In their different ways, the all explored the essential questions of identity, morality and ethics within the context of contemporary social conditions.

In between there were the remarkable short films Fire in the Belly (1973), Our Universe (1976), Vaar Vaar Vari (1987), Bhavantarana (1991), The Bamboo Flute (2000) and As the Crow Flies (2004), besides a short video on the artist Akbar Padamsee and a book titled Shock of Desires and Other Essays.

On a personal note, whenever I had a professional or personal crisis, Kumar was the ‘shrink’-to-go-to at his apartment in Sagar Darshan building on Breach Candy where he lived with his wife Roshan, art and classical music critic, and their two daughters Uttara and Rewati – the former is now a professor at Oxford University and the latter, a globally exhibited artist.

So, when Kumar moved to Delhi, where he became a film educator, it was as if I’d lost a second home. I did run across him at the India International Centre, shared a cup of tea, and lamented that the filmmaker in him was killed by the System, to which he had laughed, “Don’t be so dramatic. Maybe, I will make another film or two. As you know I have the scripts ready to the last word.”

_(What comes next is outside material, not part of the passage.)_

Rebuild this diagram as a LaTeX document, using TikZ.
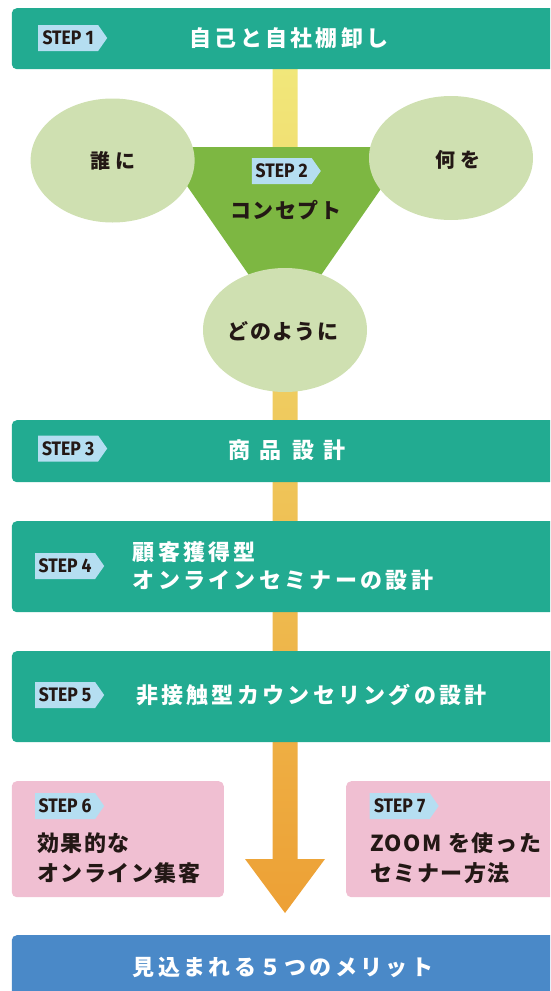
\documentclass[tikz,border=0pt]{standalone}
\usepackage{fontspec}
\usetikzlibrary{shapes.geometric,shapes.symbols}
\newfontfamily\jpfont{Noto Sans CJK JP}
\newfontfamily\jpwide{Noto Sans CJK JP}[LetterSpace=15]
\newfontfamily\jpmid{Noto Sans CJK JP}[LetterSpace=7]
\newfontfamily\stepfont{Fira Sans}[FakeStretch=0.9]
\definecolor{barteal}{RGB}{34,171,145}
\definecolor{tagblue}{RGB}{181,222,241}
\definecolor{ink}{RGB}{35,24,21}
\definecolor{ideagreen}{RGB}{207,224,177}
\definecolor{conceptgreen}{RGB}{125,183,66}
\definecolor{boxpink}{RGB}{240,191,210}
\definecolor{meritblue}{RGB}{74,137,200}
\definecolor{flowyellow}{RGB}{241,231,122}
\definecolor{floworange}{RGB}{237,160,53}

\begin{document}
\begin{tikzpicture}[x=1pt,y=-1pt,
  stepbar/.style={fill=barteal, rounded corners=5pt, minimum width=548pt, anchor=north west, inner sep=0pt},
  pinkbox/.style={fill=boxpink, rounded corners=5pt, minimum height=116pt, anchor=north west, inner sep=0pt},
  steptag/.style={signal, signal to=east, signal pointer angle=110, fill=tagblue, text=ink,
    minimum width=69pt, minimum height=26pt, inner sep=0pt, anchor=west,
    font=\stepfont\bfseries\fontsize{19.5}{19.5}\selectfont},
  idea/.style={ellipse, fill=ideagreen, text=ink, minimum width=164pt, minimum height=124pt,
    inner sep=0pt, font=\jpfont\bfseries\fontsize{20}{20}\selectfont},
  whitetitle/.style={text=white, inner sep=0pt, align=left, font=\jpwide\bfseries\fontsize{22}{28}\selectfont},
  darktitle/.style={text=ink, inner sep=0pt, align=left, font=\jpmid\bfseries\fontsize{22}{30}\selectfont}]
  \useasboundingbox (0,0) rectangle (550,991);
  \clip (0,0) rectangle (550,991);
  % the flow arrow behind everything
  \coordinate (flowtop) at (285,69);
  \coordinate (flowtip) at (285,913);
  \shade[top color=flowyellow, bottom color=floworange]
    (272.5,69) -- (297.5,69) -- (297.5,859) -- (325,859) -- (flowtip) -- (245,859) -- (272.5,859) -- cycle;
  % step 1
  \node[stepbar, minimum height=61pt] (bar1) at (11.6,8) {};
  \node[steptag] (tag1) at (38,38) {STEP 1};
  \node[whitetitle] (title1) at (289,38) {自己と自社棚卸し};
  % step 2: concept triangle and its three questions
  \fill[conceptgreen] (160,147) -- (410,147) -- (285,327) -- cycle;
  \node[idea] (who) at (112.6,160.5) {誰\hspace{5pt}に};
  \node[idea] (what) at (451,158) {};
  \node[text=ink, font=\jpfont\bfseries\fontsize{20}{20}\selectfont] (whatlabel) at (457.5,160) {何\hspace{5pt}を};
  \node[idea] (how) at (285,330) {};
  \node[text=ink, font=\jpmid\bfseries\fontsize{21}{21}\selectfont] (howlabel) at (283,331.5) {どのように};
  \node[steptag] (tag2) at (251.6,171) {STEP 2};
  \node[text=ink, font=\jpmid\bfseries\fontsize{21}{21}\selectfont] (concept) at (285.6,210) {コンセプト};
  % step 3
  \node[stepbar, minimum height=62pt] (bar3) at (11.6,420) {};
  \node[steptag] (tag3) at (38,448.5) {STEP 3};
  \node[text=white, font=\jpfont\bfseries\fontsize{22}{22}\selectfont] (title3) at (287,450)
    {商\hspace{10pt}品\hspace{10pt}設\hspace{10pt}計};
  % step 4
  \node[stepbar, minimum height=91pt] (bar4) at (11.6,521) {};
  \node[steptag] (tag4) at (35,566) {STEP 4};
  \node[whitetitle, anchor=west] (title4) at (132.6,566) {顧客獲得型\\オンラインセミナーの設計};
  % step 5
  \node[stepbar, minimum height=91pt] (bar5) at (11.6,651) {};
  \node[steptag] (tag5) at (35,695) {STEP 5};
  \node[whitetitle, anchor=west] (title5) at (135.8,695) {非接触型カウンセリングの設計};
  % steps 6 and 7 beside the arrow
  \node[pinkbox, minimum width=212pt] (box6) at (11.6,781) {};
  \node[steptag] (tag6) at (35,806) {STEP 6};
  \node[darktitle, anchor=west] (title6) at (36.8,858) {効果的な\\オンライン集客};
  \node[pinkbox, minimum width=214pt] (box7) at (346,781) {};
  \node[steptag] (tag7) at (369.5,806) {STEP 7};
  \node[darktitle, anchor=west] (title7) at (370,858) {ZOOM を使った\\セミナー方法};
  % result
  \node[stepbar, fill=meritblue, minimum height=70pt] (merit) at (11.6,935) {};
  \node[whitetitle] (meritlabel) at (283,967) {見込まれる５つのメリット};
\end{tikzpicture}
\end{document}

I wouldn’t leave the IIC, without asking a question which I hadn’t broached earlier.

Would he admit that the labour strike depicted in Tarang was an obvious reference to Sergei Eisenstein’s Battleship Potemkin. His response was that he did remember Eisenstein constantly like prayer. It wasn’t an imitation, it was a cry out within himself to get it right.

On his own volition, he continued that from his ‘influences’ – be it Kosambi, Ghatak or the French auteur Robert Bresson, whom he had assisted on the making of Une Femme Douce (1969) Paris, in their own ways, they had encouraged him to seek the ‘random sign’, which would reveal something of the unknown, to share yourself with every frisson of a bird, beast and blade of grass.

Now Kumar Shahani has gone, just like the touch of a mulmul sheet.